What’s Up With the Ending?

The ending of this novel is another example of how hard Woolf works to frustrate our expectations of the novel. In a tale of an author who starts his or her magnum opus in the first chapter of the book (i.e., Orlando's "The Oak Tree"), you'd think that, once it was published in the sixth chapter, that would be the end of the book. How can you continue past the moment that the novel's protagonist has achieved her goal?

The publication of "The Oak Tree" is anticlimactic, happening almost accidentally when Orlando meets her old nemesis, Nick Greene (now Sir Nick), in the streets and he spots the poem in her breast pocket. We don't get any notice of the book's publication. It's only as Orlando considers burying it at the end that we find that it has gone into seven editions (6.83). And once it's been published, Orlando is troubled by it, pondering whether fame and fortune is the appropriate response to something as intensely personal as poetry (6.83).

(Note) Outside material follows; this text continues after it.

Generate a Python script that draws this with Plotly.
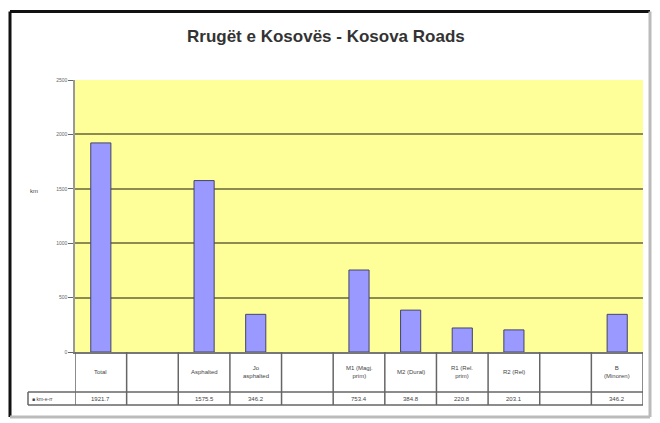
import plotly.graph_objects as go

categories = ["Total", "", "Asphalted", "Jo<br>asphalted", "", "M1 (Magj.<br>prim)",
              "M2 (Dural)", "R1 (Rel.<br>prim)", "R2 (Rel)", "", "B<br>(Minoren)"]
values = [1921.7, None, 1575.5, 346.2, None, 753.4, 384.8, 220.8, 203.1, None, 346.2]
value_labels = ["1921.7", "", "1575.5", "346.2", "", "753.4", "384.8", "220.8", "203.1", "", "346.2"]
y_ticks = [0, 500, 1000, 1500, 2000, 2500]
legend_label = "■ km-e-rr"
title = "Rrugët e Kosovës - Kosova Roads"

OFF = 8  # page body margin
W, H = 652, 415
L, R, T, B = 75 - OFF, 17, 80 - OFF, 71
pw, ph = W - L - R, H - T - B

def px2x(px):
    return (px - OFF - L) / pw

def py2y(py):
    return (H - B - (py - OFF)) / ph

xs = list(range(len(categories)))

fig = go.Figure()
fig.add_trace(go.Bar(
    x=xs, y=values, width=0.39,
    marker=dict(color="#9999FF", line=dict(color="#444466", width=1)),
    hoverinfo="skip", showlegend=False,
))

shapes = []
line_c = "#666"
y_row1_bot = py2y(392)
y_row2_bot = py2y(405)
for i in range(len(categories) + 1):
    shapes.append(dict(type="line", xref="x", yref="paper", x0=i - 0.5, x1=i - 0.5,
                       y0=0, y1=y_row2_bot, line=dict(color=line_c, width=1.5)))
shapes.append(dict(type="line", xref="paper", yref="paper", x0=px2x(28), x1=1,
                   y0=y_row1_bot, y1=y_row1_bot, line=dict(color=line_c, width=1.5)))
shapes.append(dict(type="line", xref="paper", yref="paper", x0=px2x(28), x1=1,
                   y0=y_row2_bot, y1=y_row2_bot, line=dict(color=line_c, width=1.5)))
shapes.append(dict(type="line", xref="paper", yref="paper", x0=px2x(28), x1=px2x(28),
                   y0=y_row1_bot, y1=y_row2_bot, line=dict(color=line_c, width=1.5)))
# window frame: dark top/left, light grey bottom/right
fx0, fx1, fy0, fy1 = px2x(10), px2x(650), py2y(417), py2y(11.5)
shapes.append(dict(type="line", xref="paper", yref="paper", x0=fx0, x1=fx1, y0=fy1, y1=fy1,
                   line=dict(color="#111", width=3)))
shapes.append(dict(type="line", xref="paper", yref="paper", x0=fx0, x1=fx0, y0=fy0, y1=fy1,
                   line=dict(color="#111", width=3)))
shapes.append(dict(type="line", xref="paper", yref="paper", x0=fx1, x1=fx1, y0=fy0, y1=fy1,
                   line=dict(color="#bbb", width=3)))
shapes.append(dict(type="line", xref="paper", yref="paper", x0=fx0, x1=fx1, y0=fy0, y1=fy0,
                   line=dict(color="#bbb", width=3)))

annotations = []
for i, (c, v) in enumerate(zip(categories, value_labels)):
    if c:
        annotations.append(dict(x=i, y=(0 + y_row1_bot) / 2, xref="x", yref="paper",
                                text=c, showarrow=False, font=dict(size=6, color="#444"),
                                xanchor="center", yanchor="middle"))
    if v:
        annotations.append(dict(x=i, y=(y_row1_bot + y_row2_bot) / 2, xref="x", yref="paper",
                                text=v, showarrow=False, font=dict(size=6, color="#444"),
                                xanchor="center", yanchor="middle"))
annotations.append(dict(x=px2x(30), y=(y_row1_bot + y_row2_bot) / 2, xref="paper", yref="paper",
                        text=legend_label, showarrow=False, font=dict(size=5, color="#444"),
                        xanchor="left", yanchor="middle"))
annotations.append(dict(x=px2x(34), y=py2y(191), xref="paper", yref="paper",
                        text="km", showarrow=False, font=dict(size=6, color="#444"),
                        xanchor="center", yanchor="middle"))
annotations.append(dict(x=px2x(326), y=py2y(37), xref="paper", yref="paper",
                        text="<b>" + title + "</b>", showarrow=False,
                        font=dict(size=17, color="#333", family="Arial, Liberation Sans, sans-serif"),
                        xanchor="center", yanchor="middle"))

fig.update_layout(
    width=W, height=H,
    margin=dict(l=L, r=R, t=T, b=B),
    paper_bgcolor="white",
    plot_bgcolor="#FFFF99",
    font=dict(family="Arial, Liberation Sans, sans-serif"),
    shapes=shapes,
    annotations=annotations,
    xaxis=dict(range=[-0.5, len(categories) - 0.5], showticklabels=False, ticks="",
               showgrid=False, zeroline=False, showline=True, linecolor="#777", linewidth=1.5,
               fixedrange=True),
    yaxis=dict(range=[0, 2500], tickvals=y_ticks, ticktext=[str(t) for t in y_ticks],
               tickfont=dict(size=5, color="#666"), ticks="outside", ticklen=5,
               tickcolor="#666", showgrid=True, gridcolor="#8C8C50", gridwidth=1.5,
               zeroline=False, showline=True, linecolor="#999", linewidth=1.5, mirror=False),
    bargap=0.6,
)

fig.write_html("out.html")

The poem, "The Oak Tree," like the physical tree growing by her house, has been a touchstone for Orlando's inner growth. She has revised it as her own experiences have matured her internal reflections and as poetic tastes have shifted and changed. If her house is a monument to her lineage, "The Oak Tree" is the legacy of her own (and England's own) literary history. Once "The Oak Tree" has been taken from her through publicity and publication, Orlando is left with her own inner landscape:

For it is probable that when people talk aloud, the selves (of which there may be more than two thousand) are conscious of disseverment, and are trying to communicate, but when communication is established there is nothing more to be said. (6.76)

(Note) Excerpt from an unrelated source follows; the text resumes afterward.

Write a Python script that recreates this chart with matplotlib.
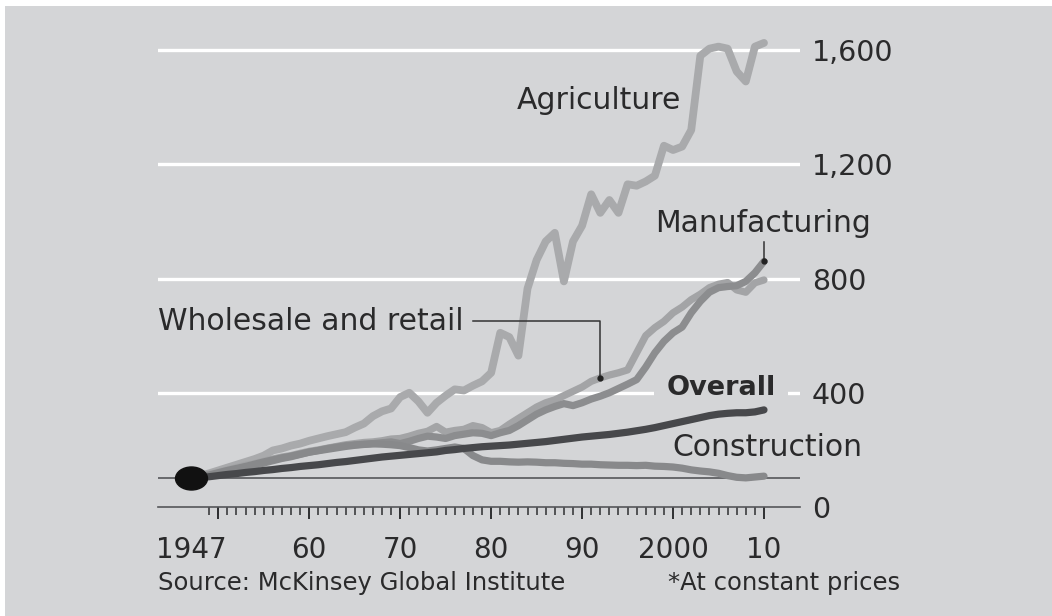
import matplotlib
matplotlib.use("Agg")
import matplotlib.pyplot as plt
import numpy as np
from matplotlib.path import Path
from matplotlib.transforms import Affine2D
from matplotlib.patches import Rectangle

# Labour productivity index by sector, 1947 = 100 (constant prices)
years = list(range(1947, 2011))

agriculture = [
    100, 110, 118, 128, 138, 148, 158, 168, 180, 198,
    205, 215, 222, 232, 240, 248, 255, 262, 278, 292,
    318, 335, 345, 385, 400, 370, 330, 365, 390, 412,
    408, 425, 440, 470, 610, 595, 530, 765, 865, 930,
    960, 790, 930, 985, 1095, 1030, 1075, 1030, 1130, 1125,
    1140, 1160, 1265, 1250, 1262, 1320, 1580, 1605, 1612, 1605,
    1525, 1490, 1612, 1625,
]

wholesale_retail = [
    100, 108, 115, 122, 130, 138, 146, 152, 160, 168,
    175, 180, 188, 195, 200, 206, 212, 218, 222, 226,
    228, 232, 238, 240, 248, 258, 265, 282, 262, 268,
    272, 285, 278, 260, 268, 290, 310, 330, 350, 365,
    375, 390, 405, 420, 440, 452, 462, 470, 480, 540,
    600, 628, 650, 680, 700, 726, 745, 768, 780, 786,
    760, 752, 785, 795,
]

manufacturing = [
    100, 106, 110, 118, 126, 132, 140, 146, 154, 162,
    170, 176, 184, 192, 198, 205, 210, 215, 218, 220,
    222, 225, 228, 222, 230, 240, 248, 245, 240, 250,
    255, 260, 258, 250, 260, 268, 285, 305, 325, 340,
    352, 362, 355, 365, 378, 388, 400, 415, 430, 446,
    490, 540, 580, 610, 630, 680, 720, 752, 768, 772,
    775, 790, 820, 860,
]

construction = [
    100, 108, 112, 120, 128, 135, 142, 150, 158, 165,
    172, 178, 185, 192, 197, 202, 207, 212, 216, 219,
    221, 220, 218, 215, 208, 200, 196, 200, 205, 210,
    205, 180, 165, 160, 160, 158, 157, 158, 157, 155,
    155, 153, 152, 150, 150, 148, 147, 146, 146, 145,
    146, 143, 142, 140, 136, 130, 126, 123, 118, 110,
    104, 102, 105, 108,
]

overall = [
    100, 103, 106, 110, 114, 117, 121, 124, 128, 131,
    135, 138, 142, 145, 148, 152, 156, 159, 163, 167,
    171, 175, 178, 181, 184, 187, 190, 193, 198, 201,
    205, 208, 211, 213, 215, 217, 220, 223, 226, 229,
    233, 237, 241, 245, 248, 251, 254, 258, 262, 267,
    272, 278, 285, 292, 299, 306, 313, 320, 325, 328,
    330, 330, 333, 340,
]

y_ticks = [0, 400, 800, 1200, 1600]
y_tick_labels = ["0", "400", "800", "1,200", "1,600"]
x_label_years = [1947, 1960, 1970, 1980, 1990, 2000, 2010]
x_tick_labels = ["1947", "60", "70", "80", "90", "2000", "10"]
decades = [1950, 1960, 1970, 1980, 1990, 2000, 2010]
base_year, base_value = 1947, 100

BG = "#d4d5d7"
TEXT = "#2a2a2b"
AXIS = "#55565a"
TICK = "#2e2f31"

plt.rcParams["font.family"] = ["DejaVu Sans"]

W, H = 1052, 616
fig = plt.figure(figsize=(W / 100, H / 100), dpi=100, facecolor="white")
fig.patches.append(Rectangle((5 / W, 0), 1, (H - 6) / H, transform=fig.transFigure,
                             facecolor=BG, edgecolor="none", zorder=-10))

left, right, top, bottom = 158, 800, 21.5, 507
ax = fig.add_axes([left / W, (H - bottom) / H, (right - left) / W, (bottom - top) / H])
ax.set_facecolor("none")
ax.set_xlim(1943.37, 2013.96)
ax.set_ylim(0, 1700)

for s in ("top", "left", "right"):
    ax.spines[s].set_visible(False)
ax.spines["bottom"].set_color(AXIS)
ax.spines["bottom"].set_linewidth(1.2)

# white gridlines
for v in y_ticks[1:]:
    ax.axhline(v, color="white", lw=2.4, zorder=1)
# index base line
ax.axhline(base_value, color=AXIS, lw=1.2, zorder=1)

# y axis on the right
ax.yaxis.tick_right()
ax.set_yticks(y_ticks)
ax.set_yticklabels(y_tick_labels)
ax.tick_params(axis="y", length=0, pad=8.5, labelsize=20.5, labelcolor=TEXT)

# x axis: labels, yearly minor ticks, longer decade ticks
ax.set_xticks(x_label_years)
ax.set_xticklabels(x_tick_labels)
ax.tick_params(axis="x", which="major", length=0, pad=21, labelsize=20, labelcolor=TEXT)
ax.set_xticks(years[2:], minor=True)
ax.tick_params(axis="x", which="minor", length=6, width=1.1, color=TICK)
sec = ax.secondary_xaxis("bottom")
sec.set_xticks(decades)
sec.tick_params(length=8.5, width=1.4, color=TICK, labelbottom=False)
sec.spines["bottom"].set_visible(False)

lw = 5.2
series = [
    (agriculture, "#a9aaac", 5.6),
    (wholesale_retail, "#a3a4a6", lw),
    (manufacturing, "#8c8d8f", lw),
    (construction, "#88898b", lw),
    (overall, "#47484b", lw),
]
for i, (vals, col, w) in enumerate(series):
    ax.plot(years, vals, color=col, lw=w, solid_joinstyle="round",
            solid_capstyle="round", zorder=4 + i)

# starting point marker (slightly wide ellipse)
ell = Path(Affine2D().scale(1.0, 0.72).transform(Path.unit_circle().vertices),
           Path.unit_circle().codes)
ax.plot([base_year], [base_value], marker=ell, markersize=23, color="#111111",
        zorder=12, clip_on=False)

fs = 21.5
ax.text(1982.8, 1425, "Agriculture", fontsize=fs, color=TEXT, va="center", ha="left", zorder=10)
ax.text(1998.0, 993, "Manufacturing", fontsize=fs, color=TEXT, va="center", ha="left", zorder=10)
ax.text(1943.37, 649, "Wholesale and retail", fontsize=fs, color=TEXT, va="center", ha="left", zorder=10)
ax.text(1999.3, 418, "Overall", fontsize=19.5, fontweight="bold", color=TEXT, va="center",
        ha="left", zorder=3, bbox=dict(boxstyle="square,pad=0.45", fc=BG, ec="none"))
ax.text(1999.9, 207, "Construction", fontsize=fs, color=TEXT, va="center", ha="left", zorder=10)

# leader lines
ax.plot([1978.0, 1992.0, 1992.0], [653, 653, wholesale_retail[1992 - 1947]],
        color="#333333", lw=1.1, zorder=11)
ax.plot([1992.0], [wholesale_retail[1992 - 1947]], "o", color="#222222", ms=3.5, zorder=11)
ax.plot([2010, 2010], [928, manufacturing[-1]], color="#333333", lw=1.1, zorder=11)
ax.plot([2010], [manufacturing[-1]], "o", color="#222222", ms=3.5, zorder=11)

fig.text(158 / W, 1 - 583 / H, "Source: McKinsey Global Institute", fontsize=17.5,
         color=TEXT, va="center", ha="left")
fig.text(900 / W, 1 - 583 / H, "*At constant prices", fontsize=17.5,
         color=TEXT, va="center", ha="right")

fig.savefig("out.png", dpi=100, facecolor="white")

"The Oak Tree" is an exaggerated example of speaking aloud. The interesting thing about speaking aloud (or writing on the page) is that it imposes its own timeline. We follow Orlando's multiple selves throughout the novel because a novel can't compress into a single moment. However, when "there is nothing more to be said," all of those selves ("of which there may be more than two thousand") must remain compressed in the reflections of a single person. One's internal life has no real timeline, and so these final few paragraphs of Orlando represent an immense compression of all of Orlando's many selves, times, lovers, and histories. As we move into Orlando's inner experiences, time itself is getting bent out of shape. Woolf represents what happens inside an author once she no longer speaks aloud. While she may not be writing, Orlando is still seeking something.

This compression of time builds throughout the sixth chapter, but it really becomes apparent around the time when "she listened for the sound of gun-firing out at sea. No – only the wind blew. There was no war to-day. Drake had gone; Nelson had gone" (6.84). It is night one moment, blazing noon the next, and:

It was not necessary to faint now in order to look deep into the darkness where things shape themselves and to see in the pool of the mind now Shakespeare, now the girl in Russian trousers, now a toy boat on the Serpentine, and then the Atlantic itself, where it storms in great waves past Cape Horn. (6.85)

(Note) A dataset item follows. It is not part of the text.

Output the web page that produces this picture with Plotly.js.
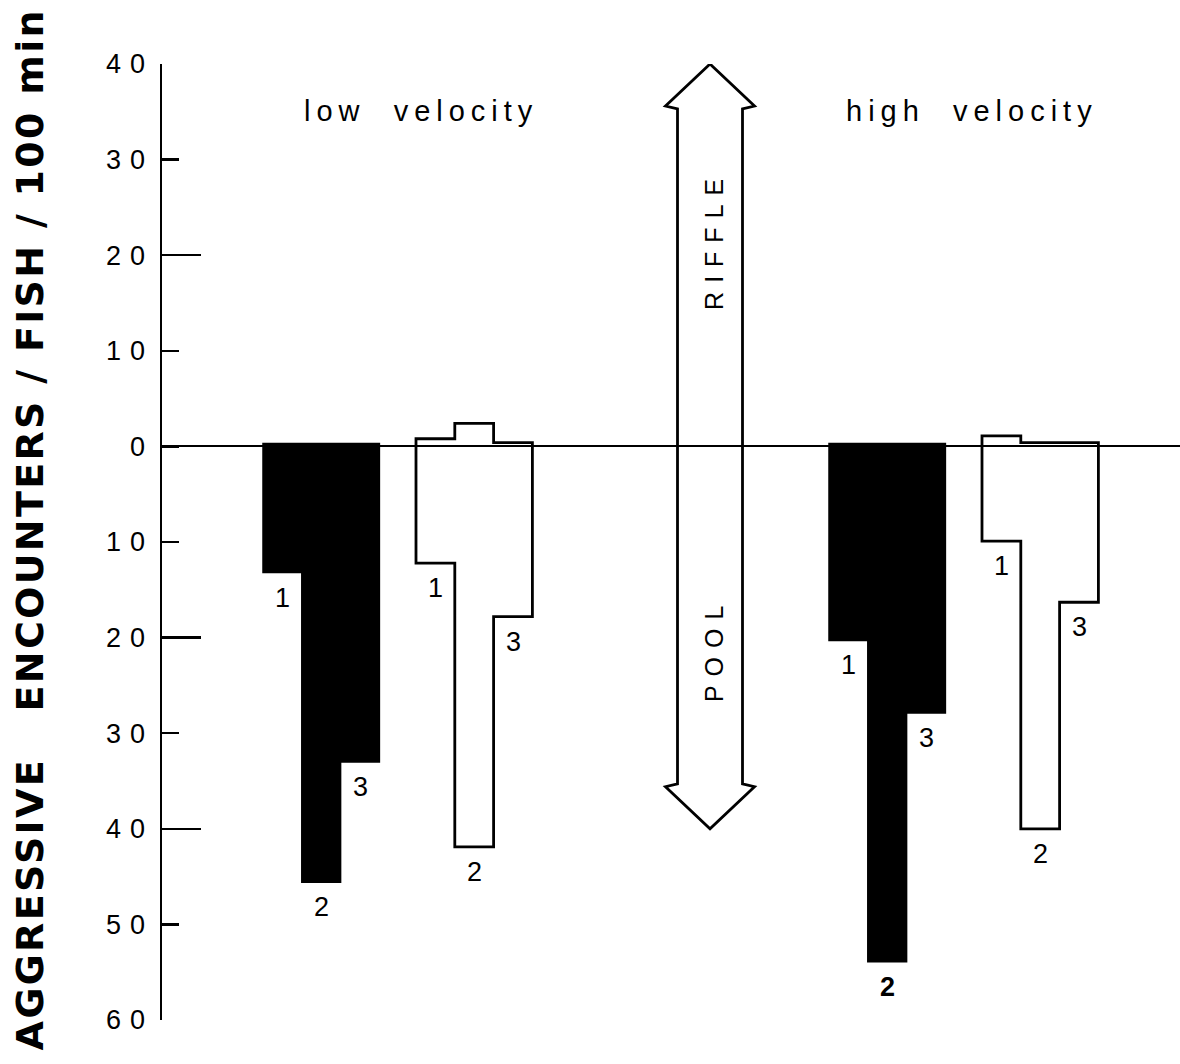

This rapid progression of images, from the literary to the romantic to the inspirational to what Orlando can't have seen leaves both the reader and Orlando destabilized. Without time to organize these final paragraphs, Orlando works to inspire in the reader the kind of ecstatic internal experience that Orlando herself is undergoing in the novel. What's left after the development and conclusion of "The Oak Tree" is what Orlando strives for, that wild goose that "always [...] flies out to sea and always [she flings] after it words like nets [...] which shrivel as [she's] seen nets shrivel drawn on decks with only sea-weed in them; and sometimes there's an inch of silver – six words – in the bottom of the net" (6.74).

What Orlando has been trying to capture with her drive to write is precisely this moment of inspiration: she, attempts to catch ecstatic moments for which there are no words. And the project of the novel Orlando begins to unify with the project of the writer, Orlando. This happens as Orlando welcomes the dead Queen and Shel back to the house that is her foundation.

These three terms, the Queen, Shel, and her house, have all been invested with significance by the text itself. In other words, they mean something to us because we have been taught that they mean something to Orlando: Orlando is drawing on her inner language to catch the wild goose of inspiration. We are caught up in this ecstatic moment because we have been drawn into to Orlando's inner landscape.

As time and narrative collapse, the clock strikes twelve, and the novel ends. There is truly nothing more to say, because we have seen the unification of Orlando as a novel and Orlando as a writer in this single climatic moment. Orlando and Orlando have been seeking the terms to convey to us inspiration, and beyond that timeless moment in which the wild goose is almost caught, there is nothing left on the page for the character, the novel, or the reader.